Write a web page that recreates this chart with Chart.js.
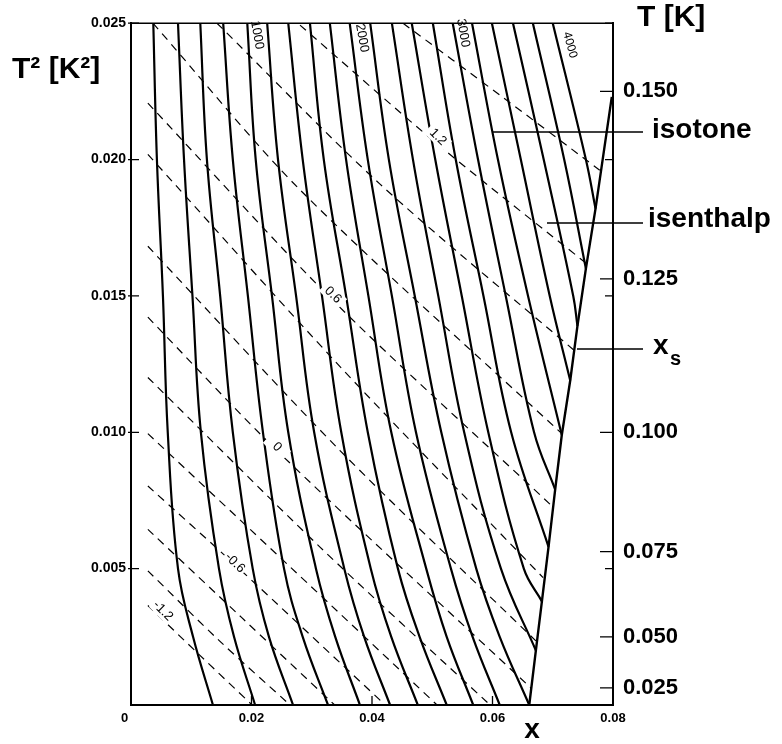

---

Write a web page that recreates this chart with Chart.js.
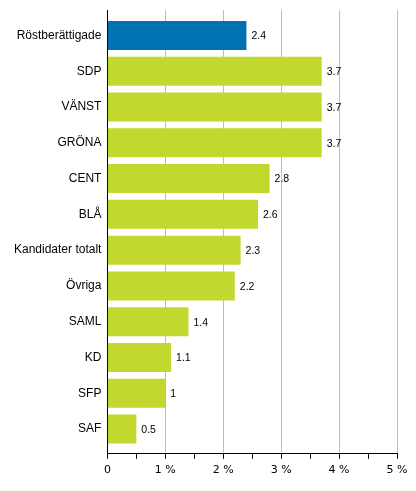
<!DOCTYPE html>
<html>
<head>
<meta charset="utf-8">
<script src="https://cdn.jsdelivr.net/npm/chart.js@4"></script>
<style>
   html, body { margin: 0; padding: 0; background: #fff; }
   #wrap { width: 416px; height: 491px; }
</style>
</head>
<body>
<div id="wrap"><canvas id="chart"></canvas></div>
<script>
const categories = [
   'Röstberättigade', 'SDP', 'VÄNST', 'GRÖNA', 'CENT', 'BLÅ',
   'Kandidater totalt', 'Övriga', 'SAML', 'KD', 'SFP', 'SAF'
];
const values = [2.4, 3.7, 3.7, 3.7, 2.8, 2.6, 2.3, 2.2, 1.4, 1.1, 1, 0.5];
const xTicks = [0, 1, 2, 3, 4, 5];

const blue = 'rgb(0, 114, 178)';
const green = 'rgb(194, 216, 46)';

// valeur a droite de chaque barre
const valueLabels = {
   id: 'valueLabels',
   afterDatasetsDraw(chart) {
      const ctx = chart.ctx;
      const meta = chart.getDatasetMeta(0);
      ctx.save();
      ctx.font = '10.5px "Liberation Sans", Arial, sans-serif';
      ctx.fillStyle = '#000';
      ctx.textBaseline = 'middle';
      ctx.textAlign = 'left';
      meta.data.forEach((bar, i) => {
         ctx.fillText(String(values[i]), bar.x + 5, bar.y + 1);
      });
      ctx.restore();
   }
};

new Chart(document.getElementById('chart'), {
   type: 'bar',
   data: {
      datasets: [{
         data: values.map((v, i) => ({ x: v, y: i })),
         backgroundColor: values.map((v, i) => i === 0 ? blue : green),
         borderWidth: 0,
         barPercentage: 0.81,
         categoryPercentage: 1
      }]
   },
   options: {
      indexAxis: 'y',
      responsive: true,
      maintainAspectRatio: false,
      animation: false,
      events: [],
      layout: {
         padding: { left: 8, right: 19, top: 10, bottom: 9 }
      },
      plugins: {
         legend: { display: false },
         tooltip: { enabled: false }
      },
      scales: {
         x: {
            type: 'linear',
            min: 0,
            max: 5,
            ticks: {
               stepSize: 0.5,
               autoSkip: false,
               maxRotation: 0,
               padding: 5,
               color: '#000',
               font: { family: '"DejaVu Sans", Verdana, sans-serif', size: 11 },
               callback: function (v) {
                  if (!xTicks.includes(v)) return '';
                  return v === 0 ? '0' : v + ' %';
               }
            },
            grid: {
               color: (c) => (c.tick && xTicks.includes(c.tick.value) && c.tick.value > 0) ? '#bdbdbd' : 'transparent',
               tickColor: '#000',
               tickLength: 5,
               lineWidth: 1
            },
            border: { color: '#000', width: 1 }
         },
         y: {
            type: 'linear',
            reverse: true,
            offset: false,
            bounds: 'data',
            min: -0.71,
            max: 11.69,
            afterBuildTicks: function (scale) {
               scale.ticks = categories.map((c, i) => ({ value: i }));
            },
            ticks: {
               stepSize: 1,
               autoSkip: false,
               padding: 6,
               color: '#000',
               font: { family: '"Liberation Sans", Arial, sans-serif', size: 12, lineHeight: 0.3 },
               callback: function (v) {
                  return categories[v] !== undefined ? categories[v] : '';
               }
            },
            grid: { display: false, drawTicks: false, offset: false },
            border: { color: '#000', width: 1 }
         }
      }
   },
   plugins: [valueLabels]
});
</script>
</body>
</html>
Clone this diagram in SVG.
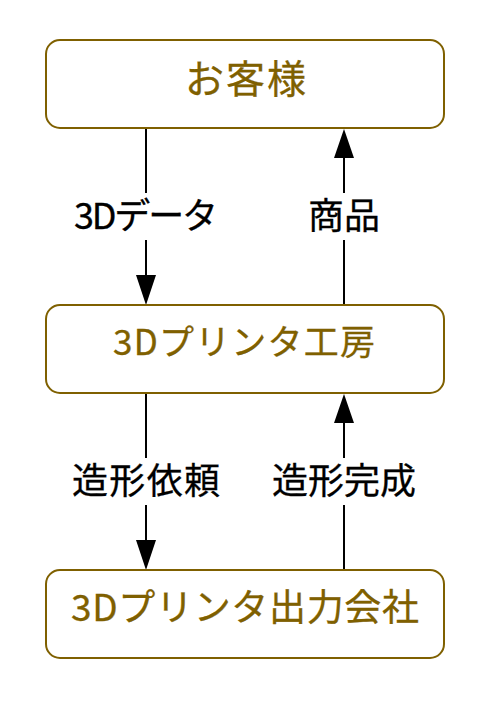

● Task instructions:
Return each line of the data that contains the string "chart".

● Answer in full:
Write a web page that recreates this chart with Chart.js.
Write a web page that recreates this chart with Chart.js.
<script src="https://cdn.jsdelivr.net/npm/chart.js@4"></script>
<div id="wrap"><canvas id="chart"></canvas></div>
   afterDatasetsDraw(chart) {
      const ctx = chart.ctx;
      const meta = chart.getDatasetMeta(0);
new Chart(document.getElementById('chart'), {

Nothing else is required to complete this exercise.